Attorney General Peter F. Kilmartin joined Providence Mayor Angel Taveras, Department of Behavioral Healthcare, Developmental Disabilities and Hospitals (BHDDH) Director Craig Stenning, the Drug Enforcement Administration (DEA), RI State Police and local law enforcement at a press conference this afternoon to remind the public to gather up their unused, expired and unwanted prescription medications for this Saturday's statewide Prescription Drug Take Back Day.
Scheduled for this Saturday, September 29th, from 10 a.m. to 2 p.m., the public can drop off prescription drugs at one of the 40 locations statewide. The event is free and anonymous.
"All of us who are passionate about reducing drug abuse cannot ignore the growing dangers of prescription drug abuse, particularly among teens and young adults. By preventing drug abuse where it starts, we can make a tremendous difference in our community," said Attorney General Kilmartin. "Users don't need to buy their drugs on dark street corners. Most abused prescription drugs come from family and friends – and the home medicine cabinet. You could be a drug dealer and not even know it."
Prescription drug abuse is quickly becoming a major epidemic in Rhode Island and across the nation. According to the Centers for Disease Control, more Rhode Islanders die from accidental prescription drug overdose than any other cause of death. And the number of individuals - especially teenagers - who abuse prescription medication is growing.
"The number of Rhode Island teenagers admitted to treatment, who report prescription drugs as primary drugs of abuse, has quadrupled since 2009," said Craig Stenning, Director of the Department of Behavioral Healthcare, Developmental Disabilities and Hospitals (BHDDH). "Drug Take Back Days are an important first step in reducing the supply of prescription medication that can be diverted or misused.

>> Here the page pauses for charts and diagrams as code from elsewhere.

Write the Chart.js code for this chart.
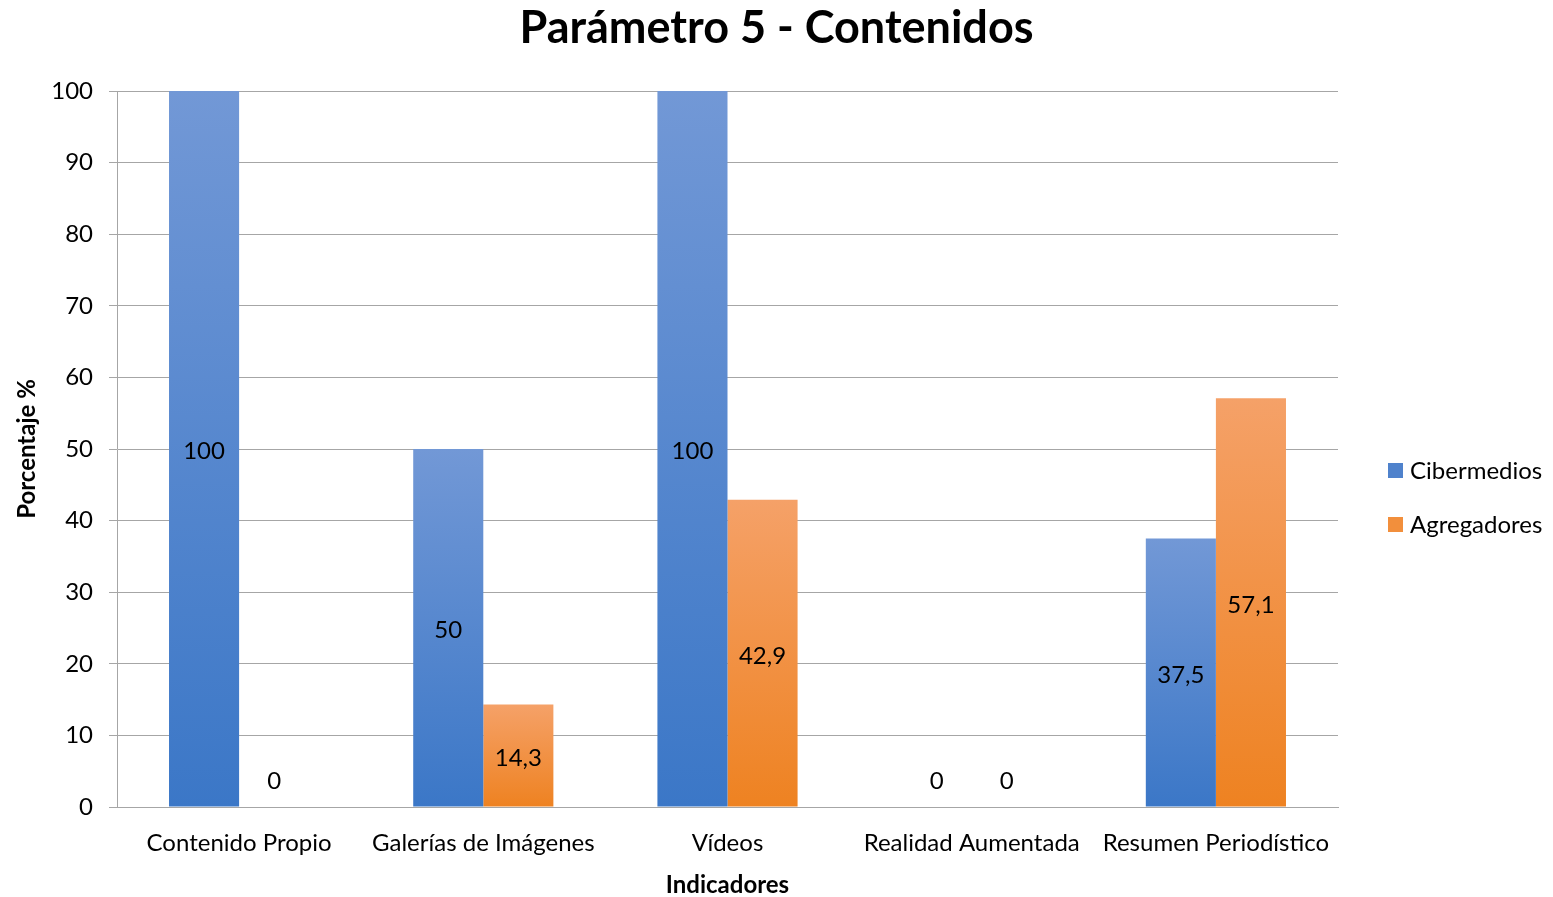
<!DOCTYPE html>
<html lang="es">
<head>
    <meta charset="UTF-8">
    <title>Parámetro 5 - Contenidos</title>
    <script src="https://cdn.jsdelivr.net/npm/chart.js"></script>
    <style>
        html, body { margin: 0; padding: 0; background: #fff; }
        #wrap { width: 1553px; height: 897px; }
    </style>
</head>
<body>
    <div id="wrap"><canvas id="grafico"></canvas></div>
    <script>
        // Datos del gráfico
        const titulo = 'Parámetro 5 - Contenidos';
        const categorias = ['Contenido Propio', 'Galerías de Imágenes', 'Vídeos', 'Realidad Aumentada', 'Resumen Periodístico'];
        const cibermedios = [100, 50, 100, 0, 37.5];
        const agregadores = [0, 14.3, 42.9, 0, 57.1];
        const ticksY = [0, 10, 20, 30, 40, 50, 60, 70, 80, 90, 100];
        const series = ['Cibermedios', 'Agregadores'];

        const FONT = 'Lato, "Open Sans", sans-serif';

        // degradado por barra (claro arriba, oscuro abajo)
        function degradado(claro, oscuro) {
            return (context) => {
                const chart = context.chart;
                const y = chart.scales.y;
                if (!chart.chartArea || !y || context.raw === undefined) return oscuro;
                const top = y.getPixelForValue(context.raw);
                const base = y.getPixelForValue(0);
                if (!isFinite(top) || !isFinite(base) || Math.abs(base - top) < 1) return oscuro;
                const g = chart.ctx.createLinearGradient(0, top, 0, base);
                g.addColorStop(0, claro);
                g.addColorStop(1, oscuro);
                return g;
            };
        }

        // etiquetas de datos en el centro de cada barra
        const etiquetas = {
            id: 'etiquetas',
            afterDatasetsDraw(chart) {
                const ctx = chart.ctx;
                ctx.save();
                ctx.font = '24px ' + FONT;
                ctx.fillStyle = '#000';
                ctx.textAlign = 'center';
                ctx.textBaseline = 'middle';
                chart.data.datasets.forEach((ds, i) => {
                    chart.getDatasetMeta(i).data.forEach((bar, j) => {
                        const v = ds.data[j];
                        const y = v === 0 ? bar.base - 26 : (bar.y + bar.base) / 2 + 3;
                        ctx.fillText(String(v).replace('.', ','), bar.x, y);
                    });
                });
                ctx.restore();
            }
        };

        // título centrado en todo el lienzo y leyenda a la derecha
        const decoracion = {
            id: 'decoracion',
            afterDraw(chart) {
                const ctx = chart.ctx;
                ctx.save();
                ctx.fillStyle = '#000';
                ctx.font = 'bold 45px ' + FONT;
                ctx.textAlign = 'center';
                ctx.textBaseline = 'middle';
                ctx.fillText(titulo, chart.width / 2, 28);

                const colores = ['#4f82cc', '#f28f3c'];
                const x = chart.chartArea.right + 50;
                const yc = (chart.chartArea.top + chart.chartArea.bottom) / 2 + 49;
                ctx.font = '24px ' + FONT;
                ctx.textAlign = 'left';
                series.forEach((s, i) => {
                    const y = yc - 27 + i * 54;
                    ctx.fillStyle = colores[i];
                    ctx.fillRect(x, y - 8, 15, 15);
                    ctx.fillStyle = '#000';
                    ctx.fillText(s, x + 22, y);
                });
                ctx.restore();
            }
        };

        const ctx = document.getElementById('grafico').getContext('2d');
        const grafico = new Chart(ctx, {
            type: 'bar',
            data: {
                labels: categorias,
                datasets: [{
                    label: series[0],
                    data: cibermedios,
                    backgroundColor: degradado('#7298d6', '#3b77c7'),
                    borderWidth: 0
                }, {
                    label: series[1],
                    data: agregadores,
                    backgroundColor: degradado('#f5a168', '#ee8221'),
                    borderWidth: 0
                }]
            },
            options: {
                responsive: true,
                maintainAspectRatio: false,
                animation: false,
                layout: { padding: { left: 0, right: 215, top: 91, bottom: 0 } },
                datasets: {
                    bar: { categoryPercentage: 0.574, barPercentage: 1 }
                },
                plugins: {
                    title: { display: false },
                    legend: { display: false },
                    tooltip: { enabled: false }
                },
                scales: {
                    x: {
                        afterFit: (s) => { s.height = 90; },
                        grid: { display: false },
                        border: { display: true, color: '#a6a6a6', width: 1 },
                        ticks: { color: '#000', font: { family: FONT, size: 24 }, padding: 14, maxRotation: 0 },
                        title: {
                            display: true,
                            text: 'Indicadores',
                            color: '#000',
                            font: { family: FONT, size: 24, weight: 'bold' },
                            padding: { top: 0, bottom: -3 }
                        }
                    },
                    y: {
                        min: 0,
                        max: 100,
                        afterFit: (s) => { s.width = 117; },
                        afterBuildTicks: (axis) => { axis.ticks = ticksY.map(v => ({ value: v })); },
                        grid: { color: '#a6a6a6', tickLength: 8, drawTicks: true },
                        border: { display: true, color: '#a6a6a6', width: 1 },
                        ticks: { color: '#000', font: { family: FONT, size: 24 }, padding: 16 },
                        title: {
                            display: true,
                            text: 'Porcentaje %',
                            color: '#000',
                            font: { family: FONT, size: 24, weight: 'bold' },
                            padding: { top: 13, bottom: 0 }
                        }
                    }
                }
            },
            plugins: [etiquetas, decoracion]
        });
    </script>
</body>
</html>
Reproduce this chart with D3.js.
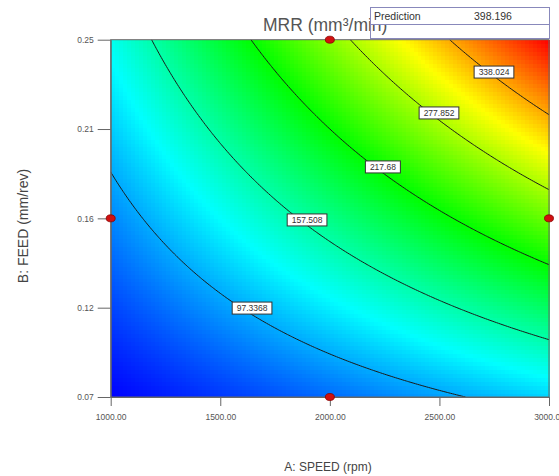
<!DOCTYPE html>
<html>
<head>
<meta charset="utf-8">
<script src="https://cdn.jsdelivr.net/npm/d3@7"></script>
<style>
  html, body { margin: 0; padding: 0; background: #fff; }
  svg { display: block; font-family: "Liberation Sans", Arial, sans-serif; }
</style>
</head>
<body>
<svg id="chart" width="559" height="476"></svg>
<script>
// Factor ranges (A: speed, B: feed)
const speedRange = [1000, 3000];
const feedRange = [0.07, 0.25];

// Coded-factor model for MRR: intercept, A, B, AB
const modelCoefs = [169.897, 84.948, 95.567, 47.784];

// Contour levels printed on the plot
const contourLevels = [97.3368, 157.508, 217.68, 277.852, 338.024];
// Where each contour label sits (speed, feed)
const labelSpeeds = [1645, 1896, 2242, 2498, 2749];
const labelFeeds = [0.1148, 0.1592, 0.1859, 0.2131, 0.2337];

// Axis ticks
const speedTicks = [1000, 1500, 2000, 2500, 3000];
const speedTickLabels = ["1000.00", "1500.00", "2000.00", "2500.00", "3000.00"];
const feedTicks = [0.07, 0.115, 0.16, 0.205, 0.25];
const feedTickLabels = ["0.07", "0.12", "0.16", "0.21", "0.25"];

// Design points shown on the plot edges
const designSpeeds = [2000, 2000, 1000, 3000];
const designFeeds = [0.25, 0.07, 0.16, 0.16];

// Prediction readout
const predictionLabel = "Prediction";
const predictionValue = 398.196;

const svg = d3.select("#chart");
const plot = { left: 110.7, top: 39.7, right: 549, bottom: 397 };

const x = d3.scaleLinear().domain(speedRange).range([plot.left, plot.right]);
const y = d3.scaleLinear().domain(feedRange).range([plot.bottom, plot.top]);

function mrr(speed, feed) {
  const a = (speed - 2000) / 1000;
  const b = (feed - 0.16) / 0.09;
  return modelCoefs[0] + modelCoefs[1] * a + modelCoefs[2] * b + modelCoefs[3] * a * b;
}

const vMin = mrr(speedRange[0], feedRange[0]);
const vMax = mrr(speedRange[1], feedRange[1]);
const color = d3.scaleLinear()
  .domain(d3.range(5).map(i => vMin + (vMax - vMin) * i / 4))
  .range(["#0000ff", "#00ffff", "#00ff00", "#ffff00", "#ff0000"])
  .clamp(true);

svg.append("defs").append("clipPath").attr("id", "plotClip")
  .append("rect")
  .attr("x", plot.left).attr("y", plot.top)
  .attr("width", plot.right - plot.left).attr("height", plot.bottom - plot.top);

// Colour field
const nx = 110, ny = 90;
const cells = [];
for (let j = 0; j < ny; j++) {
  for (let i = 0; i < nx; i++) {
    const s0 = speedRange[0] + (speedRange[1] - speedRange[0]) * i / nx;
    const s1 = speedRange[0] + (speedRange[1] - speedRange[0]) * (i + 1) / nx;
    const f0 = feedRange[0] + (feedRange[1] - feedRange[0]) * j / ny;
    const f1 = feedRange[0] + (feedRange[1] - feedRange[0]) * (j + 1) / ny;
    cells.push({ s0, s1, f0, f1, v: mrr((s0 + s1) / 2, (f0 + f1) / 2) });
  }
}
svg.append("g")
  .attr("shape-rendering", "crispEdges")
  .selectAll("rect").data(cells).join("rect")
  .attr("x", d => x(d.s0))
  .attr("y", d => y(d.f1))
  .attr("width", d => x(d.s1) - x(d.s0) + 0.6)
  .attr("height", d => y(d.f0) - y(d.f1) + 0.6)
  .attr("fill", d => color(d.v));

// Contour lines
const gx = 201, gy = 161;
const grid = new Array(gx * gy);
for (let j = 0; j < gy; j++) {
  const feed = feedRange[1] - (feedRange[1] - feedRange[0]) * j / (gy - 1);
  for (let i = 0; i < gx; i++) {
    const speed = speedRange[0] + (speedRange[1] - speedRange[0]) * i / (gx - 1);
    grid[j * gx + i] = mrr(speed, feed);
  }
}
const contours = d3.contours().size([gx, gy]).thresholds(contourLevels)(grid);
const projection = d3.geoTransform({
  point: function (cx, cy) {
    const speed = speedRange[0] + (speedRange[1] - speedRange[0]) * (cx - 0.5) / (gx - 1);
    const feed = feedRange[1] - (feedRange[1] - feedRange[0]) * (cy - 0.5) / (gy - 1);
    this.stream.point(x(speed), y(feed));
  }
});
const path = d3.geoPath(projection);
svg.append("g").attr("clip-path", "url(#plotClip)")
  .selectAll("path").data(contours).join("path")
  .attr("d", path)
  .attr("fill", "none")
  .attr("stroke", "#1a1a1a")
  .attr("stroke-width", 1);

// Plot frame
svg.append("rect")
  .attr("x", plot.left).attr("y", plot.top)
  .attr("width", plot.right - plot.left).attr("height", plot.bottom - plot.top)
  .attr("fill", "none").attr("stroke", "#666").attr("stroke-width", 1);

// Contour labels
const labelG = svg.append("g");
contourLevels.forEach((lvl, k) => {
  const g = labelG.append("g")
    .attr("transform", `translate(${x(labelSpeeds[k])},${y(labelFeeds[k])})`);
  const rect = g.append("rect");
  const t = g.append("text")
    .attr("text-anchor", "middle")
    .attr("dy", "0.35em")
    .attr("font-size", 8.5)
    .attr("fill", "#333")
    .text(String(lvl));
  const w = t.node().getComputedTextLength() + 9;
  rect.attr("x", -w / 2).attr("y", -6).attr("width", w).attr("height", 12)
    .attr("fill", "#fff").attr("stroke", "#333").attr("stroke-width", 1);
});

// X axis
const xAxis = d3.axisBottom(x).tickValues(speedTicks)
  .tickFormat((d, i) => speedTickLabels[i]).tickSize(9).tickSizeOuter(0);
const gxA = svg.append("g").attr("transform", `translate(0,${plot.bottom})`).call(xAxis);
gxA.select(".domain").attr("stroke", "#666");
gxA.selectAll(".tick line").attr("stroke", "#666");
gxA.selectAll(".tick text").attr("font-size", 8.5).attr("fill", "#555")
  .attr("font-family", "Liberation Sans, Arial, sans-serif").attr("y", 17);

// Y axis
const yAxis = d3.axisLeft(y).tickValues(feedTicks)
  .tickFormat((d, i) => feedTickLabels[i]).tickSize(13).tickSizeOuter(0);
const gyA = svg.append("g").attr("transform", `translate(${plot.left},0)`).call(yAxis);
gyA.select(".domain").attr("stroke", "#666");
gyA.selectAll(".tick line").attr("stroke", "#666");
gyA.selectAll(".tick text").attr("font-size", 8.5).attr("fill", "#555")
  .attr("font-family", "Liberation Sans, Arial, sans-serif").attr("x", -17);

// Design points
svg.append("g").selectAll("ellipse")
  .data(designSpeeds.map((s, i) => [s, designFeeds[i]]))
  .join("ellipse")
  .attr("cx", d => x(d[0])).attr("cy", d => y(d[1]))
  .attr("rx", 4.5).attr("ry", 3.5)
  .attr("fill", "#d01010").attr("stroke", "#8a0000").attr("stroke-width", 0.8);

// Title
svg.append("text")
  .attr("x", 263).attr("y", 31)
  .attr("font-size", 17.5).attr("fill", "#555")
  .text("MRR (mm³/min)");

// Prediction readout box
svg.append("rect").attr("x", 370.5).attr("y", 7.5).attr("width", 179).attr("height", 17)
  .attr("fill", "#fff").attr("stroke", "#8888bb").attr("stroke-width", 1);
svg.append("rect").attr("x", 370.5).attr("y", 7.5).attr("width", 179).attr("height", 31)
  .attr("fill", "none").attr("stroke", "#8888bb").attr("stroke-width", 1);
svg.append("text").attr("x", 374).attr("y", 20)
  .attr("font-size", 10.5).attr("fill", "#333").text(predictionLabel);
svg.append("text").attr("x", 474).attr("y", 20)
  .attr("font-size", 10.5).attr("fill", "#333").text(predictionValue.toFixed(3));

// Axis titles
svg.append("text")
  .attr("x", 328).attr("y", 471)
  .attr("text-anchor", "middle")
  .attr("font-size", 12).attr("fill", "#444")
  .text("A: SPEED (rpm)");
svg.append("text")
  .attr("transform", "translate(28,226) rotate(-90)")
  .attr("text-anchor", "middle")
  .attr("font-size", 14).attr("fill", "#444")
  .text("B: FEED (mm/rev)");
</script>
</body>
</html>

My Department is proud to fund local task forces across the State who work to educate their communities and increase awareness by sponsoring community events and working with families, parents and schools. Usually, when we talk about reducing drugs on the supply side, we talk about increased law enforcement. But here, every parent and every family can make a major dent in the availability of prescription drugs to our young people."
Since the Prescription Drug Take Back program launched in 2010, Rhode Islanders have disposed of more than 5,300 pounds of prescription drugs. "Misused prescription drugs are no different than other illegal drugs in the dangers they pose to people young and old in the City of Providence," said Mayor Angel Taveras. "By educating our community about the importance of getting unused and expired drugs out of the medicine cabinet, we can build a healthier and safer Providence for everyone."
"This Prescription Drug Take Back Day gives individuals an opportunity to dispose of unneeded or unwanted medications. Unused or expired prescription medications are a public safety issue, leading to accidental poisoning, overdose, abuse, and crime" said DEA Acting Special Agent in Charge Kevin L. Lane. "We recommend people empty their medicine cabinets of these unwanted medicines and drop it off no questions asked."
"The abuse of prescription medication is a major problem for law enforcement. I commend the Attorney General for taking the lead in informing the public about the problem and coordinating with multiple agencies to find different ways to take these dangerous drugs off the street," stated Colonel Steven G. O'Donnell, Superintendent of the Rhode Island State Police.
"We're one of Rhode Island's largest pharmacy chains, so it's important we take a lead role in disposing old prescriptions and over-the-counter medicines safely and responsibly. This program takes drugs off the streets and prevents drug abuse. It also ensures that these old medicines will be disposed of in an environmentally responsible way and not dumped into landfills or wind up in our water supply," added Ralph Seavey, Walgreens District manager for Rhode Island.
In addition, Americans are now advised that their usual methods for disposing of unused medicines - flushing them down the toilet or throwing them in the trash - both pose potential safety and health hazards.
Please note: Needles are not accepted at collection sites. Liquids are accepted, so long as they are sealed.